───── ENTRIES PROVIDED
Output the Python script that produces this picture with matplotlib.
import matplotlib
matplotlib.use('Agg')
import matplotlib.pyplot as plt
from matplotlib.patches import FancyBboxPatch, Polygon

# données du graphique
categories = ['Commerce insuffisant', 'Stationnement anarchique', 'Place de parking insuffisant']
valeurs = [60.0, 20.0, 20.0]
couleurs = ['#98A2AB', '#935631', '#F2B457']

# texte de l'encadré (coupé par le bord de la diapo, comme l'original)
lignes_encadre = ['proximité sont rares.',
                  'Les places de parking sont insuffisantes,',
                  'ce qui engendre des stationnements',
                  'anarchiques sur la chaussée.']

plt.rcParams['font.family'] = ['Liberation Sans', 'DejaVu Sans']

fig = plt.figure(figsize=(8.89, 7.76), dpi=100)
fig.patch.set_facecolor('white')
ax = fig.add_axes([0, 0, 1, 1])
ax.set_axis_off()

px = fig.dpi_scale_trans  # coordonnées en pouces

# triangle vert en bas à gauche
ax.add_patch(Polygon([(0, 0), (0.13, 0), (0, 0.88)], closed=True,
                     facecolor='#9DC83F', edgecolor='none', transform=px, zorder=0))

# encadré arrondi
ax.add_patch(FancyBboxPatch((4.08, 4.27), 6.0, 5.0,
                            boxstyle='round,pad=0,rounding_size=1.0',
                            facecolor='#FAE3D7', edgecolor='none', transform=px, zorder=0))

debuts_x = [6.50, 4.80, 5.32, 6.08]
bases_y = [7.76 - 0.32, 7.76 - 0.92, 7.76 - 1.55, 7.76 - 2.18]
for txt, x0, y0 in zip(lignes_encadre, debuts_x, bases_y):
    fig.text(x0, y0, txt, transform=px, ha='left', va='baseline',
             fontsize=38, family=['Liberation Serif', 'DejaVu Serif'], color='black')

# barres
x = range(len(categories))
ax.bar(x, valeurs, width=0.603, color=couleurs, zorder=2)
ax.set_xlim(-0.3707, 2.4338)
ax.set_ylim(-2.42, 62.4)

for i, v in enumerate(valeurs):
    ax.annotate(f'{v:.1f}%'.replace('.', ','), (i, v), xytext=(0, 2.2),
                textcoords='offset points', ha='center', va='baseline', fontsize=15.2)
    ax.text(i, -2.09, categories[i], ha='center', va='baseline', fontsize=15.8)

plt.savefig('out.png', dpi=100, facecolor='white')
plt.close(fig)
──────────
───── ENTRIES PROVIDED
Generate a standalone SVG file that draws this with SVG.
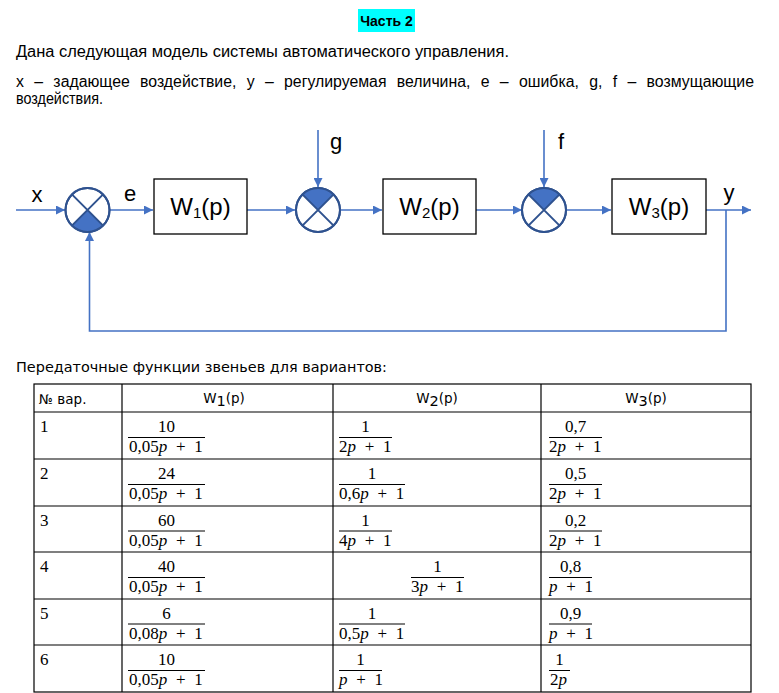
──────────
* **WHAT YOU HAVE TO DO**
Retype only this portion of the data above: the line containing "Output the Python", the line containing "from matplotlib.patches import", and all lines between them, exactly.

* **IN RESPONSE**
Output the Python script that produces this picture with matplotlib.
import matplotlib
matplotlib.use('Agg')
import matplotlib.pyplot as plt
from matplotlib.patches import FancyBboxPatch, Polygon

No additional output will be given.